I want to be safety, sanctuary, and haven. I want to put Band-Aids on the wounds of the psyche, dry tears of frustration that fall, and afford people rest and peace. This isn’t exclusive to men. I yearn to do the same for women too. It is easier for women to ask for comfort, and we rely on each other for emotional support. Women have been given the green light by society to ask our partners or friends and family for a hug. Women have emotional agency where men have sexual agency and ofttimes a man copes with his dick in his hand. Many men think they want an orgasm when being held and told it’s going to be ok is really what they need. Women seek community where men will seek a sex worker.

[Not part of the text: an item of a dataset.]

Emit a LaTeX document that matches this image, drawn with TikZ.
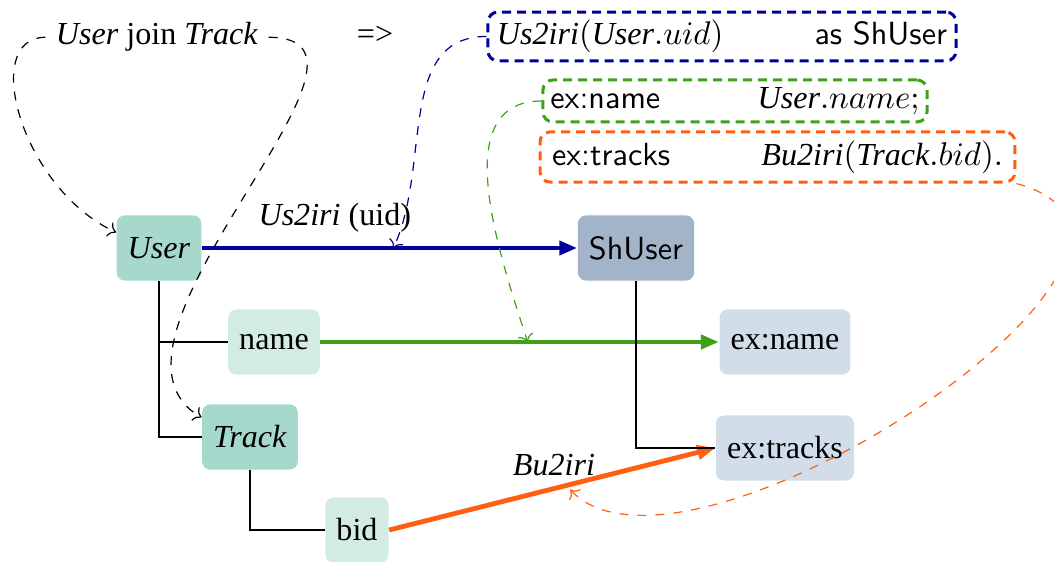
\documentclass[tikz,border=0pt]{standalone}
\usepackage{fontspec}
\setmainfont{Liberation Serif}
\usetikzlibrary{arrows.meta}
\definecolor{cblue}{RGB}{0,0,153}
\definecolor{cgreen}{RGB}{64,160,26}
\definecolor{corange}{RGB}{255,96,16}
\definecolor{tealdark}{RGB}{166,217,204}
\definecolor{teallight}{RGB}{210,236,228}
\definecolor{grayblue}{RGB}{163,180,200}
\definecolor{paleblue}{RGB}{209,222,234}
\begin{document}
\begin{tikzpicture}[x=0.33333pt, y=-0.33333pt,
  every node/.style={font=\fontsize{10.7pt}{13pt}\selectfont},
  entity/.style={rounded corners=2.7pt, inner xsep=3.7pt, inner ysep=0pt, minimum height=21.7pt},
  boxA/.style={entity, fill=tealdark},
  boxB/.style={entity, fill=teallight},
  boxC/.style={entity, fill=grayblue},
  boxD/.style={entity, fill=paleblue},
  codebox/.style={draw, dash pattern=on 3pt off 2pt, line width=1pt, rounded corners=3.3pt, inner ysep=0pt},
  thickarrow/.style={line width=1.6pt, -{Triangle[length=6pt,width=4.6pt]}},
  tree/.style={line width=0.6pt},
  link/.style={dashed, line width=0.4pt, ->}
]
\useasboundingbox (0,0) rectangle (1054,562);

% top texts
\node[anchor=base] (join) at (157,45) {\textit{User} join \textit{Track}};
\node[anchor=base] (impl) at (375,45) {=>};

\node[codebox, draw=cblue, inner xsep=3pt, text width=150pt, minimum height=16.3pt] (q1) at (722,36.5)
  {$\textit{Us2iri}(\textit{User}.uid)$\hfill\textsf{as ShUser}};
\node[codebox, draw=cgreen, inner xsep=2.5pt, text width=123pt, minimum height=14pt] (q2) at (735,101)
  {\textsf{ex:name}\hfill$\textit{User}.name;$};
\node[codebox, draw=corange, inner xsep=4pt, text width=150.3pt, minimum height=16.7pt] (q3) at (777.5,157)
  {\textsf{ex:tracks}\hfill$\textit{Bu2iri}(\textit{Track}.bid).$};

% entity nodes
\node[boxA] (User) at (159,248) {\textit{User}};
\node[boxB] (name) at (274,342) {name};
\node[boxA] (Track) at (250,437) {\textit{Track}};
\node[boxB] (bid) at (357,530) {bid};
\node[boxC] (ShUser) at (636,248) {\textsf{ShUser}};
\node[boxD] (exname) at (785,342) {ex:name};
\node[boxD] (extracks) at (785,448) {ex:tracks};

% thick arrows
\draw[thickarrow, draw=cblue, fill=cblue] (User.east) -- node[pos=0.354, above=1pt, text=black] {\textit{Us2iri} (uid)} coordinate[pos=0.51] (bm) (ShUser.west);
\draw[thickarrow, draw=cgreen, fill=cgreen] (name.east) -- coordinate[pos=0.52] (gm) (exname.west);
\draw[thickarrow, draw=corange, fill=corange] (bid.east) -- node[pos=0.505, above, text=black] {\textit{Bu2iri}} coordinate[pos=0.555, yshift=-1.7pt] (om) (extracks.west);

% tree lines
\draw[tree] (User.south) |- (Track.west);
\draw[tree] (User.south |- name.west) -- (name.west);
\draw[tree] (Track.south) |- (bid.west);
\draw[tree] (ShUser.south) |- (extracks.west);

% dashed links
\draw[link] (join.west) to[out=180, in=155, out looseness=0.8, in looseness=1.3] (User.160);
\draw[link] (join.east) to[out=0, in=150] (Track.158);
\draw[link, cblue] (q1.west) to[out=180, in=65] (bm);
\draw[link, cgreen] (q2.west) to[out=180, in=108] (gm);
\draw[link, corange] (q3.south east) to[out=-15, in=-47, out looseness=1.1, in looseness=0.8] (om);
\end{tikzpicture}
\end{document}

I am a Mommy of my own making, and I invite all who need me to lay their head in my lap. I loved being a professional cuddler, and if I could be more assured of my safety, I would do it again in a heartbeat. I have spent my life taking care of others one way or another. As a funeral director I cared for the dead and the grieving and learned how to hold space for pain. My experience as a vet tech only furthered my capacity for compassion. Cancer compromised my immune system, and both of those professional doors are now closed to me, due to exposure to the public as well as chemicals and radiation. I pivoted, went back to sex work and counseling and started the business I have today.

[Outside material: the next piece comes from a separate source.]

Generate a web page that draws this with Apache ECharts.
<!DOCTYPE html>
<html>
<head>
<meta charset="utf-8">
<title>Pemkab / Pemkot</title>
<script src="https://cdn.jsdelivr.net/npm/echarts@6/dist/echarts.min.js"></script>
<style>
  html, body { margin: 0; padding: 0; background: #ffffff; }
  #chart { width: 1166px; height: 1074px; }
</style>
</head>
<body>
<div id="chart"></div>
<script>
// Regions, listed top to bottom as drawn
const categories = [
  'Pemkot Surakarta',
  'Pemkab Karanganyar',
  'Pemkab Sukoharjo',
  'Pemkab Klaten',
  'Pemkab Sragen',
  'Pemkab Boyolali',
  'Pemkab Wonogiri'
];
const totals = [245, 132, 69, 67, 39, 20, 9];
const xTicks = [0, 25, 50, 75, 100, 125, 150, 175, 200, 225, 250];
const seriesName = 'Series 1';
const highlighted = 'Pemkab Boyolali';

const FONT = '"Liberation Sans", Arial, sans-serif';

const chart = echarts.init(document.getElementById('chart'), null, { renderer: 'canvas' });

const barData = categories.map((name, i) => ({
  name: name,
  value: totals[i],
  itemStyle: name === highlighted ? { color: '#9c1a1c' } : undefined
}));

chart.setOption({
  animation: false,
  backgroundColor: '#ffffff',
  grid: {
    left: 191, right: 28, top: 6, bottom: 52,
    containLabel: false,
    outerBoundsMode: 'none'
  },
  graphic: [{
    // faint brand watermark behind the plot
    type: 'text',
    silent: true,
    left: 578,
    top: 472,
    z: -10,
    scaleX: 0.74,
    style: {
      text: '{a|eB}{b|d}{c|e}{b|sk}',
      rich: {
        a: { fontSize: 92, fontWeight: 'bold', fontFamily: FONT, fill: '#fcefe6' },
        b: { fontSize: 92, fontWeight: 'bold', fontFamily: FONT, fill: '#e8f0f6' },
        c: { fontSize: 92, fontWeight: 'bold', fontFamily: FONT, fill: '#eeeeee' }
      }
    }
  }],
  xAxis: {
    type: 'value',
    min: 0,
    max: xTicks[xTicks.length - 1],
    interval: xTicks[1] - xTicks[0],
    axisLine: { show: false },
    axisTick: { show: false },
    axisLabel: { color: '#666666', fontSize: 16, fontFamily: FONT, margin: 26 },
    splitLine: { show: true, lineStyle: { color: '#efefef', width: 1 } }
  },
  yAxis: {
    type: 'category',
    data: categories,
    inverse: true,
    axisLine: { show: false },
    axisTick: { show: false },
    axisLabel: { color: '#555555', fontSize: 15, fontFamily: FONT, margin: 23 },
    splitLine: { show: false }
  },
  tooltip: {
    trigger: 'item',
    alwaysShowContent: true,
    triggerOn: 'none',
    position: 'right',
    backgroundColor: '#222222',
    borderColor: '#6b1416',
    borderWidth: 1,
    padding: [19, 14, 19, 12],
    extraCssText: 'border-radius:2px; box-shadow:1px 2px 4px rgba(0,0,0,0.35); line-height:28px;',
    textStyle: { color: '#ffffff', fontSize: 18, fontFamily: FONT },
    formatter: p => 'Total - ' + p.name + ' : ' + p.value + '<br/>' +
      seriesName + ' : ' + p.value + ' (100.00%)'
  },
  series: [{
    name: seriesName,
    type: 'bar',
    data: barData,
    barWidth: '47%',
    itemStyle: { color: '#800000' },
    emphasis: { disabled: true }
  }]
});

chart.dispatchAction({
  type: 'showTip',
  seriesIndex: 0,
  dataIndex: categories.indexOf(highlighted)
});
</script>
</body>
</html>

All the time I have spent as a Domme, navigating sex and kink, complicated relationships, abuse and trauma, grief and pain have made me uniquely qualified to blend my worlds. While I have four degrees in different areas of psychology and biology, the advice I give is not taken from a book but from lessons learned at the School of Hard Knocks. I have stumbled over rocky terrain and now I turn around on the path seeking to hold aloft my lantern to light the way for those coming after me. Kink has always been a part of Pride because our unique pathways to sexual or emotional gratification are hard wired within us. We can’t change who we are. I will find first myself, and then help you do the same.
Many people are exposed to kink only through porn, and the representation there is as accurate to real life as Game of Thrones is to a Tuesday in Minneapolis, yet assumed to be a reflection of real life. As Gen Z matures, many have been viewing porn at an age where my generation didn’t even know the nudie mags we would get off to even existed yet. Dopamine receptors are burned out and vanilla sex videos quit being of interest before they are even out of high school. I call the diving into porn involving more extreme sex play and kink, “The Escalation”. At some point the videos that get someone off are so far removed from reality and the exposure to it so frequent that by the time an individual reaches an age to authentically have sexual interactions with another person, that stimuli is no longer satisfying. Loneliness abounds and shame accumulates. I am here to be the bridge between fantasy and reality and to help people explore and unpack what fires their sexy little synapses.
A woman of many faces, I become who they need me to be, a Hecate of kink. Dominant Guide, lover and friend, or Mommy, whomever they call upon is who shows up. And show up I do, with joy and gratitude and delight. My occupation is now my vocation. If I had all the money in the world, I would do it for free. What remuneration I do accept keeps my lights on, my fridge full, and allows me to be present and ready for the people who need me, when they need me. When the hurts of the world are too much my heart is as open as my arms, and for those with whom the term resonates, Mommy’s here.